Characterization of West Nile virus strains isolated in Italy

West Nile virus (WNV) is a neurotropic flavivirus that is maintained in an enzootic cycle between mosquitoes and birds, but can also infect and cause disease in humans and other vertebrate species. Most of WNV infections in humans are asymptomatic, but approximately 20% of infected people develop clinical symptoms, although severe neurological diseases are observed in less than 1% of them. WNV is the most widely distributed arbovirus in the world and has been recently associated with outbreaks of meningo-encephalitis in Europe, including Italy, caused by different viral strains belonging to distinct lineages 1 and 2. The hypothesis is that genetic divergence among viral strains currently circulating in Italy might reflect on their pathogenic potential and that the rapid spread of WNV with increased pathogenicity within naïve population suggest that epidemic forms of the virus may encode mechanisms to evade host immunity. Infection with WNV triggers a delayed host response that includes a delay in the production of interferon-α (IFN-α). IFNs are a family of immuno-modulatory cytokines that are produced in response to virus infection and serve as integral signal initiators of host intracellular defenses. The increased number of human cases and the lack of data about virulence of European WNV isolates highlight the importance to achieve a better knowledge on this emerging viral infection.

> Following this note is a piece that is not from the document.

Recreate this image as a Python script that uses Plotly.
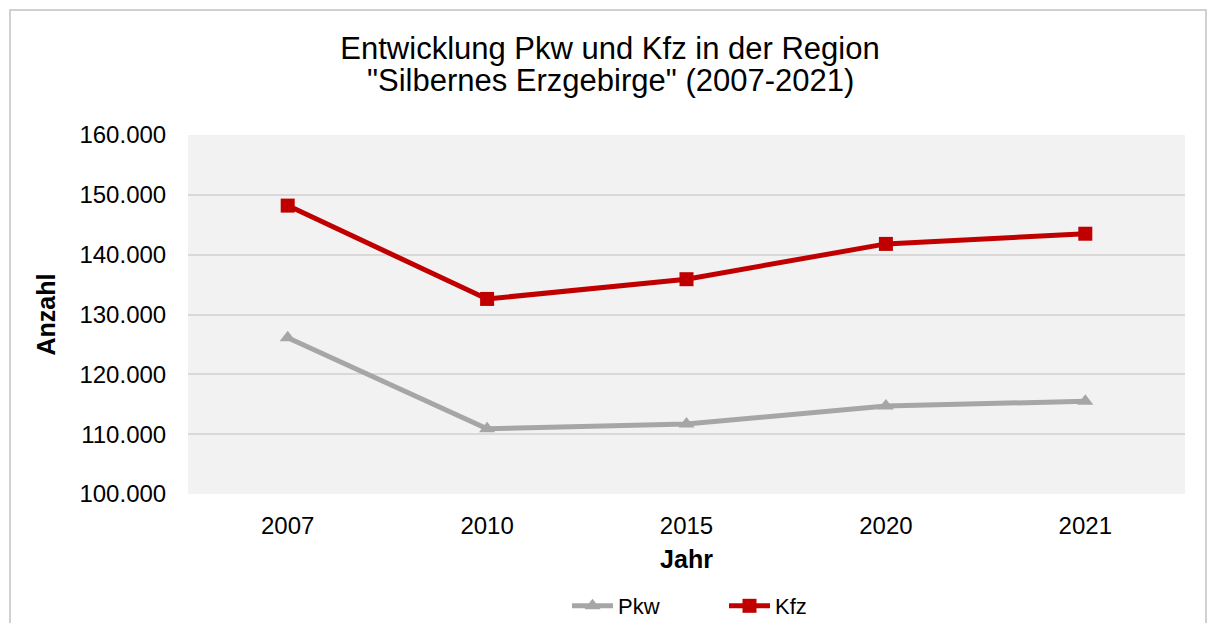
import plotly.graph_objects as go

years = ["2007", "2010", "2015", "2020", "2021"]
pkw = [126100, 110900, 111700, 114700, 115500]
kfz = [148200, 132600, 135900, 141800, 143500]
y_ticks = [100000, 110000, 120000, 130000, 140000, 150000, 160000]
title_lines = ["Entwicklung Pkw und Kfz in der Region", "\"Silbernes Erzgebirge\" (2007-2021)"]

FONT = "Liberation Sans, Arial, sans-serif"
W, H = 1208, 623
L, R, T, B = 188, 23, 135, 129
PW, PH = W - L - R, H - T - B

fig = go.Figure()
fig.add_trace(go.Scatter(
    x=years, y=pkw, name="Pkw", mode="lines+markers",
    line=dict(color="#a6a6a6", width=5),
    marker=dict(symbol="triangle-up", size=14, color="#a6a6a6"),
))
fig.add_trace(go.Scatter(
    x=years, y=kfz, name="Kfz", mode="lines+markers",
    line=dict(color="#c00000", width=5),
    marker=dict(symbol="square", size=14, color="#c00000"),
))

fig.update_layout(
    width=W, height=H,
    margin=dict(l=L, r=R, t=T, b=B),
    paper_bgcolor="white",
    plot_bgcolor="#f2f2f2",
    separators=",.",
    font=dict(family=FONT, size=24, color="#000000"),
    title=dict(
        text=title_lines[0],
        x=610 / W, xanchor="center", y=1 - 48 / H, yanchor="middle",
        font=dict(family=FONT, size=31, color="#000000"),
    ),
    annotations=[dict(
        text=title_lines[1], xref="paper", yref="paper",
        x=(610 - L) / PW, xanchor="center", y=(T + PH - 80) / PH, yanchor="middle",
        showarrow=False, font=dict(family=FONT, size=31, color="#000000"),
    )],
    xaxis=dict(
        type="category", range=[-0.5, 4.5],
        title=dict(text="<b>Jahr</b>", font=dict(size=25), standoff=12),
        showgrid=False, zeroline=False,
        ticks="outside", ticklen=10, tickcolor="rgba(0,0,0,0)",
        tickfont=dict(size=24),
    ),
    yaxis=dict(
        range=[100000, 160000],
        tickvals=y_ticks,
        tickformat=",d",
        showgrid=True, gridcolor="#d9d9d9", gridwidth=2,
        zeroline=False,
        ticks="outside", ticklen=16, tickcolor="rgba(0,0,0,0)",
        title=dict(text="<b>Anzahl</b>", font=dict(size=25), standoff=16),
        tickfont=dict(size=24),
    ),
    legend=dict(
        orientation="h", xref="container", yref="container",
        x=567 / W, xanchor="left", y=1 - 606 / H, yanchor="middle",
        font=dict(size=22), entrywidth=101, entrywidthmode="pixels",
        itemwidth=41,
        traceorder="normal", bgcolor="rgba(0,0,0,0)",
    ),
    shapes=[dict(
        type="rect", xref="paper", yref="paper",
        x0=(10 - L) / PW, x1=(1206 - L) / PW,
        y0=(T + PH - 640) / PH, y1=(T + PH - 10) / PH,
        line=dict(color="#d0d0d0", width=2), fillcolor="rgba(0,0,0,0)", layer="below",
    )],
)

html = fig.to_html(full_html=True, include_plotlyjs=True, config={"displayModeBar": False})
html = html.replace("<head>", "<head><style>html,body{margin:0;padding:0;overflow:hidden;}</style>", 1)
with open("out.html", "w", encoding="utf-8") as f:
    f.write(html)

In the present study, we investigate the phenotypic and IFN-α-regulatory properties of different WNV lineage 1 and 2 strains that are circulating in Europe/Italy in two cell lines: Vero and 1321N1. We demonstrate that: Vero and 1321N1 cells are capable of supporting WNV replication where different WNV strains show similar growth kinetics; WNV lineage 2 strain replicated in Vero and 1321N1 cells as efficiently as WNV lineage 1 strains; and both lineages 1 and 2 were highly susceptible to the antiviral actions of IFN-α.